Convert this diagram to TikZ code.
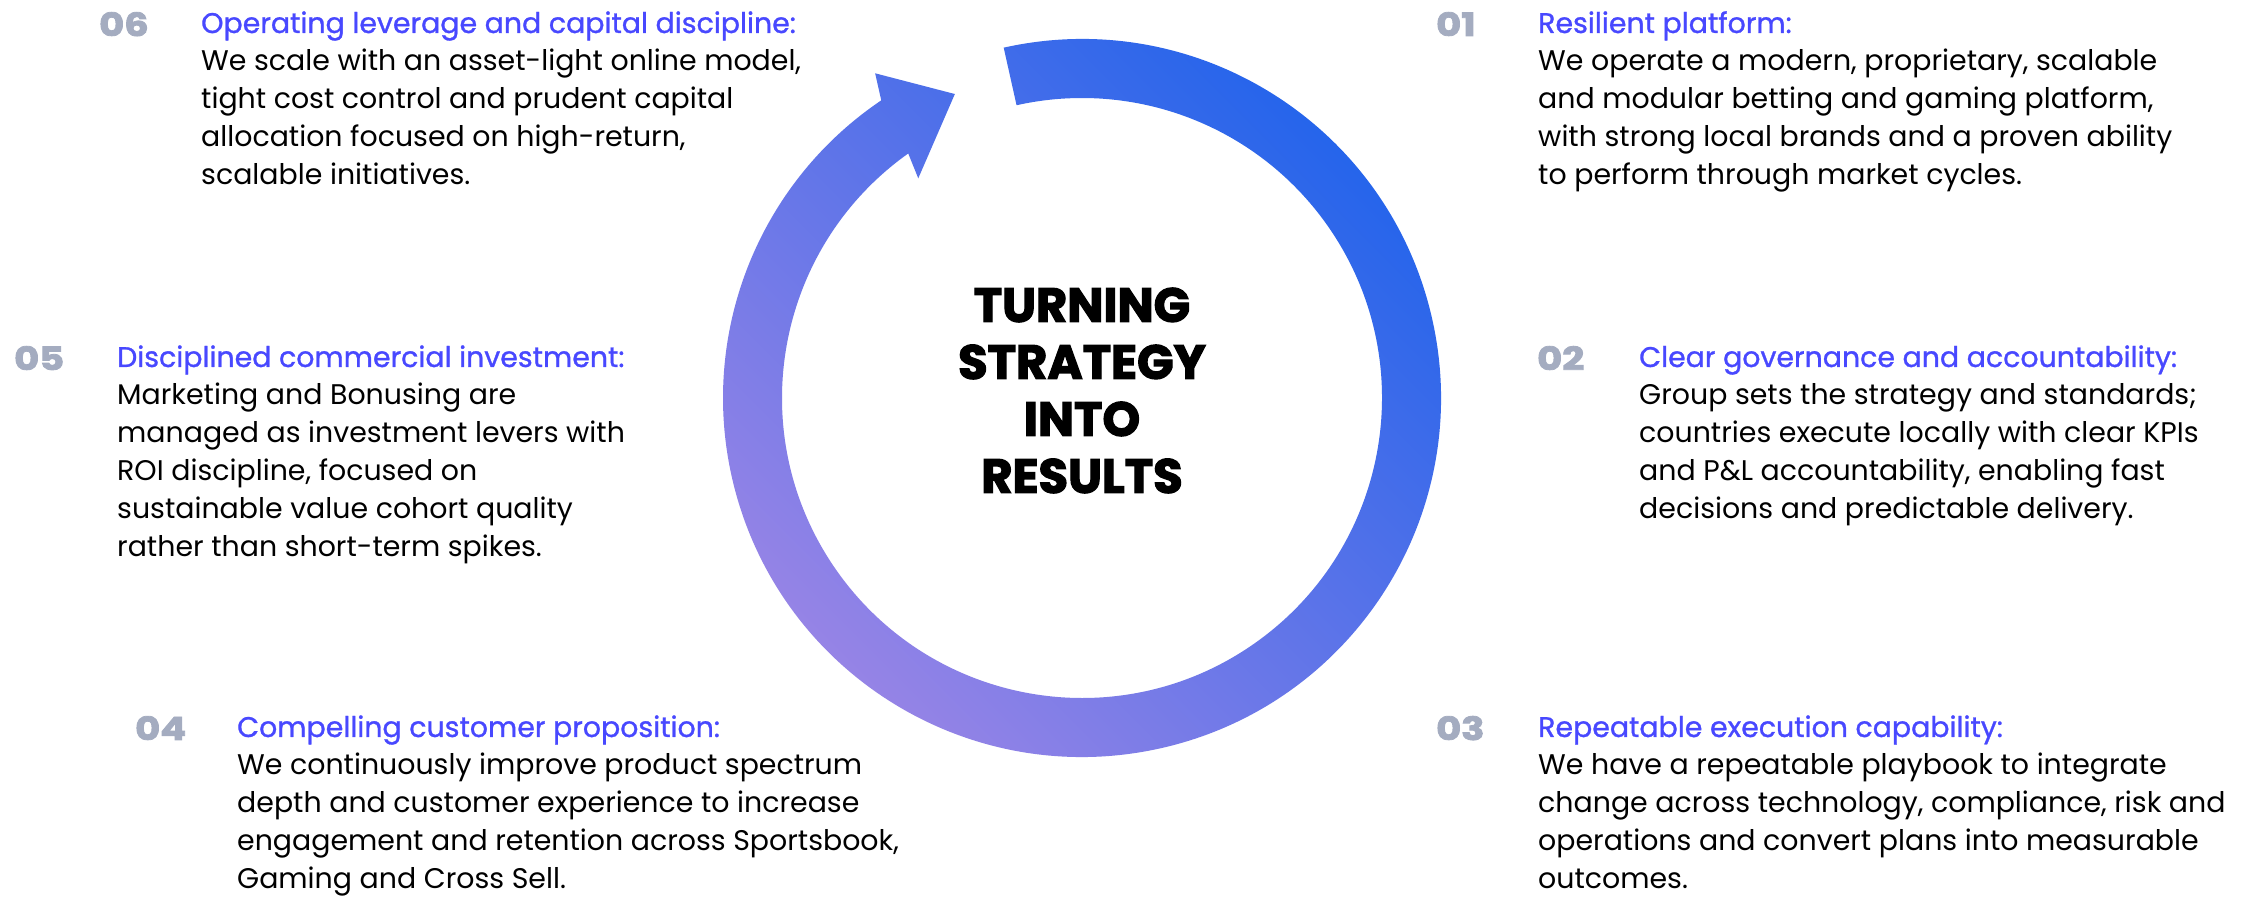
\documentclass[tikz,border=0pt]{standalone}
\usepackage{graphicx}
\usepackage{fontspec}
\setmainfont{Poppins}
\newfontfamily\heavyfont[BoldFeatures={FakeBold=2.5}]{Poppins}
\newfontfamily\titlefont[FakeBold=1.0]{Poppins}
\usetikzlibrary{calc}
\definecolor{ttlblue}{RGB}{72,72,255}
\definecolor{numgray}{RGB}{164,172,192}
\definecolor{ringA}{RGB}{154,133,230}
\definecolor{ringB}{RGB}{32,99,235}
\tikzset{
  numlbl/.style={anchor=base west, inner sep=0pt, text=numgray,
    font=\heavyfont\bfseries\fontsize{32}{32}\selectfont},
  blocktxt/.style={anchor=base west, inner sep=0pt,
    font=\fontsize{28.4}{38}\selectfont},
  centertxt/.style={align=center, inner sep=0pt,
    font=\heavyfont\bfseries\fontsize{48}{57}\selectfont},
  ringshade/.style={bottom color=ringA, top color=ringB, shading angle=-45},
}
\newcommand\blocktext[2]{\begin{tabular}[t]{@{}l@{}}{\color{ttlblue}\titlefont #1}\\ #2\end{tabular}}
\newcommand\numtext[1]{\scalebox{1.2}[1]{#1}}
\begin{document}
\begin{tikzpicture}[x=1pt,y=1pt]
\useasboundingbox (0,0) rectangle (2260,900);
\fill[white] (0,0) rectangle (2260,900);

% ring arrow
\coordinate (C) at (1082,502);
\shade[ringshade]
  ($(C)+(102.6:359)$) arc[start angle=102.6, end angle=-236, radius=359]
  -- ($(C)+(122.5:385)$) -- ($(C)+(112.7:329.5)$) -- ($(C)+(126.7:274)$)
  -- ($(C)+(125.4:300)$) arc[start angle=-234.6, end angle=102.6, radius=300]
  -- cycle;

\node[centertxt] (ctr) at (1082,509.5) {TURNING\\STRATEGY\\INTO\\RESULTS};

% 06
\node[numlbl] (n06) at (99,864) {\numtext{06}};
\node[blocktxt] (b06) at (201,867) {\blocktext{Operating leverage and capital discipline:}{We scale with an asset-light online model,\\ tight cost control and prudent capital\\ allocation focused on high-return,\\ scalable initiatives.}};

% 05
\node[numlbl] (n05) at (14,530) {\numtext{05}};
\node[blocktxt] (b05) at (117,533) {\blocktext{Disciplined commercial investment:}{Marketing and Bonusing are\\ managed as investment levers with\\ ROI discipline, focused on\\ sustainable value cohort quality\\ rather than short-term spikes.}};

% 04
\node[numlbl] (n04) at (135,160) {\numtext{04}};
\node[blocktxt] (b04) at (237,163) {\blocktext{Compelling customer proposition:}{We continuously improve product spectrum\\ depth and customer experience to increase\\ engagement and retention across Sportsbook,\\ Gaming and Cross Sell.}};

% 01
\node[numlbl] (n01) at (1436,864) {\numtext{01}};
\node[blocktxt] (b01) at (1538,867) {\blocktext{Resilient platform:}{We operate a modern, proprietary, scalable\\ and modular betting and gaming platform,\\ with strong local brands and a proven ability\\ to perform through market cycles.}};

% 02
\node[numlbl] (n02) at (1537,530) {\numtext{02}};
\node[blocktxt] (b02) at (1639,533) {\blocktext{Clear governance and accountability:}{Group sets the strategy and standards;\\ countries execute locally with clear KPIs\\ and P\&L accountability, enabling fast\\ decisions and predictable delivery.}};

% 03
\node[numlbl] (n03) at (1436,160) {\numtext{03}};
\node[blocktxt] (b03) at (1538,163) {\blocktext{Repeatable execution capability:}{We have a repeatable playbook to integrate\\ change across technology, compliance, risk and\\ operations and convert plans into measurable\\ outcomes.}};
\end{tikzpicture}
\end{document}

● **What you need to do**
Take the listing above and print it exactly, apart from the pictures.

● **Final result**
Convert this diagram to TikZ code.
\documentclass[tikz,border=0pt]{standalone}
\usepackage{graphicx}
\usepackage{fontspec}
\setmainfont{Poppins}
\newfontfamily\heavyfont[BoldFeatures={FakeBold=2.5}]{Poppins}
\newfontfamily\titlefont[FakeBold=1.0]{Poppins}
\usetikzlibrary{calc}
\definecolor{ttlblue}{RGB}{72,72,255}
\definecolor{numgray}{RGB}{164,172,192}
\definecolor{ringA}{RGB}{154,133,230}
\definecolor{ringB}{RGB}{32,99,235}
\tikzset{
  numlbl/.style={anchor=base west, inner sep=0pt, text=numgray,
    font=\heavyfont\bfseries\fontsize{32}{32}\selectfont},
  blocktxt/.style={anchor=base west, inner sep=0pt,
    font=\fontsize{28.4}{38}\selectfont},
  centertxt/.style={align=center, inner sep=0pt,
    font=\heavyfont\bfseries\fontsize{48}{57}\selectfont},
  ringshade/.style={bottom color=ringA, top color=ringB, shading angle=-45},
}
\newcommand\blocktext[2]{\begin{tabular}[t]{@{}l@{}}{\color{ttlblue}\titlefont #1}\\ #2\end{tabular}}
\newcommand\numtext[1]{\scalebox{1.2}[1]{#1}}
\begin{document}
\begin{tikzpicture}[x=1pt,y=1pt]
\useasboundingbox (0,0) rectangle (2260,900);
\fill[white] (0,0) rectangle (2260,900);

% ring arrow
\coordinate (C) at (1082,502);
\shade[ringshade]
  ($(C)+(102.6:359)$) arc[start angle=102.6, end angle=-236, radius=359]
  -- ($(C)+(122.5:385)$) -- ($(C)+(112.7:329.5)$) -- ($(C)+(126.7:274)$)
  -- ($(C)+(125.4:300)$) arc[start angle=-234.6, end angle=102.6, radius=300]
  -- cycle;

\node[centertxt] (ctr) at (1082,509.5) {TURNING\\STRATEGY\\INTO\\RESULTS};

% 06
\node[numlbl] (n06) at (99,864) {\numtext{06}};
\node[blocktxt] (b06) at (201,867) {\blocktext{Operating leverage and capital discipline:}{We scale with an asset-light online model,\\ tight cost control and prudent capital\\ allocation focused on high-return,\\ scalable initiatives.}};

% 05
\node[numlbl] (n05) at (14,530) {\numtext{05}};
\node[blocktxt] (b05) at (117,533) {\blocktext{Disciplined commercial investment:}{Marketing and Bonusing are\\ managed as investment levers with\\ ROI discipline, focused on\\ sustainable value cohort quality\\ rather than short-term spikes.}};

% 04
\node[numlbl] (n04) at (135,160) {\numtext{04}};
\node[blocktxt] (b04) at (237,163) {\blocktext{Compelling customer proposition:}{We continuously improve product spectrum\\ depth and customer experience to increase\\ engagement and retention across Sportsbook,\\ Gaming and Cross Sell.}};

% 01
\node[numlbl] (n01) at (1436,864) {\numtext{01}};
\node[blocktxt] (b01) at (1538,867) {\blocktext{Resilient platform:}{We operate a modern, proprietary, scalable\\ and modular betting and gaming platform,\\ with strong local brands and a proven ability\\ to perform through market cycles.}};

% 02
\node[numlbl] (n02) at (1537,530) {\numtext{02}};
\node[blocktxt] (b02) at (1639,533) {\blocktext{Clear governance and accountability:}{Group sets the strategy and standards;\\ countries execute locally with clear KPIs\\ and P\&L accountability, enabling fast\\ decisions and predictable delivery.}};

% 03
\node[numlbl] (n03) at (1436,160) {\numtext{03}};
\node[blocktxt] (b03) at (1538,163) {\blocktext{Repeatable execution capability:}{We have a repeatable playbook to integrate\\ change across technology, compliance, risk and\\ operations and convert plans into measurable\\ outcomes.}};
\end{tikzpicture}
\end{document}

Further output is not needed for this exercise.